A homeless man is lucky to be alive after using a camping stove to stay warm inside an abandoned South Ruckle cabin Thursday night, Oct. 22. A neighbour phoned 911 after noticing smoke coming out an upstairs window.
Deputy Fire Chief Rich Piché said the man could have succumbed to carbon monoxide poisoning after sleeping in a cramped loft next to the stove, which he’d sued to burn paper. The man had covered the flames using an upturned metal bowl.
Fallen ash had settled on a piece of folded cardboard used to prop up the stove, which Piché said was “absolutely” a fire risk. Burning fuel in a confined space can easily generate lethal amounts of carbon monoxide, he warned.
Mayor Brian Taylor and Capital Program Manager Justine Dinsdale confirmed that city hall bought the cabin under the auspices of the Disaster Mitigation & Adaptation Fund (DMAF) last Spring.

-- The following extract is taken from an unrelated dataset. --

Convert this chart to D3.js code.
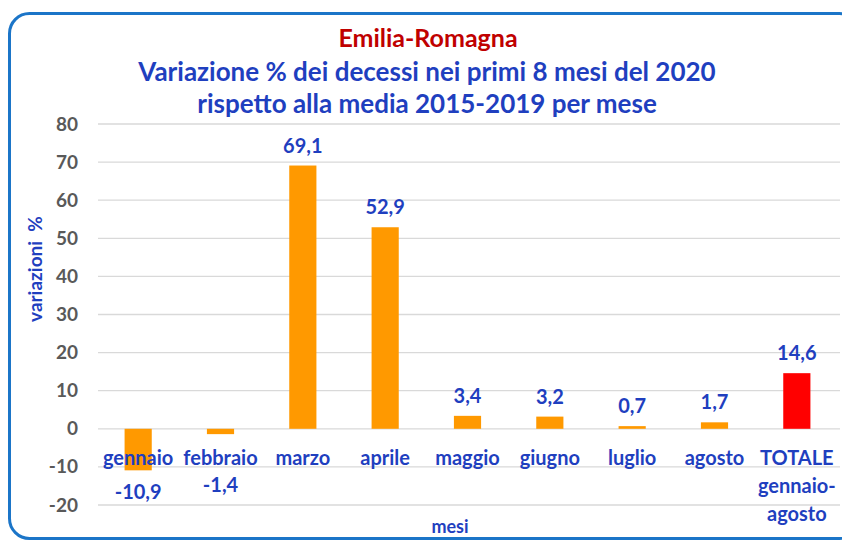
<!DOCTYPE html>
<html>
<head>
<meta charset="utf-8">
<script src="https://cdn.jsdelivr.net/npm/d3@7"></script>
<style>
  body { margin: 0; background: #fff; }
  svg { display: block; font-family: Lato, "Open Sans", sans-serif; font-weight: bold; }
</style>
</head>
<body>
<div id="chart"></div>
<script>
const categories = ['gennaio', 'febbraio', 'marzo', 'aprile', 'maggio', 'giugno', 'luglio', 'agosto', 'TOTALE'];
const categoryLines = [['gennaio'], ['febbraio'], ['marzo'], ['aprile'], ['maggio'], ['giugno'], ['luglio'], ['agosto'], ['TOTALE', 'gennaio-', 'agosto']];
const values = [-10.9, -1.4, 69.1, 52.9, 3.4, 3.2, 0.7, 1.7, 14.6];
const yTicks = [-20, -10, 0, 10, 20, 30, 40, 50, 60, 70, 80];
const titleLines = ['Variazione % dei decessi nei primi 8 mesi del 2020', 'rispetto alla media 2015-2019 per mese'];

const width = 842, height = 544;
const blue = '#1f3fbf';

const svg = d3.select('#chart').append('svg')
    .attr('width', width)
    .attr('height', height);

// rounded frame
svg.append('rect')
    .attr('x', 9.5).attr('y', 13.5)
    .attr('width', 850).attr('height', 525)
    .attr('rx', 20)
    .attr('fill', '#fff')
    .attr('stroke', '#1b75c8')
    .attr('stroke-width', 3);

const x = d3.scaleBand()
    .domain(categories)
    .range([97, 838])
    .paddingInner(0.67)
    .paddingOuter(0.335);

const y = d3.scaleLinear()
    .domain([-20, 80])
    .range([505, 124]);

// gridlines
svg.append('g')
    .selectAll('line')
    .data(yTicks)
    .enter().append('line')
    .attr('x1', 98).attr('x2', 840)
    .attr('y1', d => y(d)).attr('y2', d => y(d))
    .attr('stroke', '#d9d9d9')
    .attr('stroke-width', 1.3);

// y axis labels
const yAxis = svg.append('g')
    .attr('transform', 'translate(84,0)')
    .call(d3.axisLeft(y).tickValues(yTicks).tickFormat(d => String(d)).tickSize(0).tickPadding(6));
yAxis.select('.domain').remove();
yAxis.selectAll('text')
    .attr('fill', '#595959')
    .style('font-family', 'Lato, sans-serif')
    .style('font-weight', 'bold')
    .style('font-size', '19px');

// bars
svg.append('g')
    .selectAll('rect')
    .data(values)
    .enter().append('rect')
    .attr('x', (d, i) => x(categories[i]))
    .attr('width', x.bandwidth())
    .attr('y', d => y(Math.max(0, d)))
    .attr('height', d => Math.abs(y(d) - y(0)))
    .attr('fill', (d, i) => categories[i] === 'TOTALE' ? '#ff0000' : '#ff9900');

// value labels
svg.append('g')
    .selectAll('text')
    .data(values)
    .enter().append('text')
    .attr('x', (d, i) => x(categories[i]) + x.bandwidth() / 2)
    .attr('y', d => d >= 0 ? y(d) - 13 : Math.max(y(d) + 29, y(0) + 63))
    .attr('text-anchor', 'middle')
    .attr('fill', blue)
    .style('font-size', '20px')
    .text(d => d.toFixed(1).replace('.', ','));

// category labels
const cat = svg.append('g')
    .selectAll('text')
    .data(categoryLines)
    .enter().append('text')
    .attr('x', (d, i) => x(categories[i]) + x.bandwidth() / 2)
    .attr('y', 465)
    .attr('text-anchor', 'middle')
    .attr('fill', blue)
    .style('font-size', '20px');
cat.selectAll('tspan')
    .data(d => d)
    .enter().append('tspan')
    .attr('x', function () { return this.parentNode.getAttribute('x'); })
    .attr('dy', (d, i) => i === 0 ? 0 : 28)
    .text(d => d);

// axis titles
svg.append('text')
    .attr('x', 450).attr('y', 533)
    .attr('text-anchor', 'middle')
    .attr('fill', blue)
    .style('font-size', '18px')
    .text('mesi');

svg.append('text')
    .attr('transform', 'translate(42,269) rotate(-90)')
    .attr('text-anchor', 'middle')
    .attr('fill', blue)
    .style('font-size', '19px')
    .text('variazioni\u00A0 %');

// titles
svg.append('text')
    .attr('x', 428).attr('y', 47)
    .attr('text-anchor', 'middle')
    .attr('fill', '#c00000')
    .style('font-size', '25px')
    .text('Emilia-Romagna');

svg.append('g')
    .selectAll('text')
    .data(titleLines)
    .enter().append('text')
    .attr('x', 427)
    .attr('y', (d, i) => 81 + i * 32)
    .attr('text-anchor', 'middle')
    .attr('fill', blue)
    .style('font-size', '26px')
    .text(d => d);
</script>
</body>
</html>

Dinsdale said South Ruckle homes owned by the city had been broken-in to recently but said he wasn’t aware that people had been living in vacant homes before Friday, Oct. 23.
This is the third year in-a-row that Grand Forks has not set up an emergency homeless shelter before freezing temperatures hit city streets, Taylor told The Gazette.
“It makes me ashamed to be mayor of a community that can’t take care of its most vulnerable citizens,” he said.
BC Housing has asked city council for a permit that would allow the agency to fund an extreme winter shelter out of the old Hardy View Lodge near Boundary Hospital. Council will decide whether or not to grant the permit at a special meeting at city hall Wednesday, Nov. 3.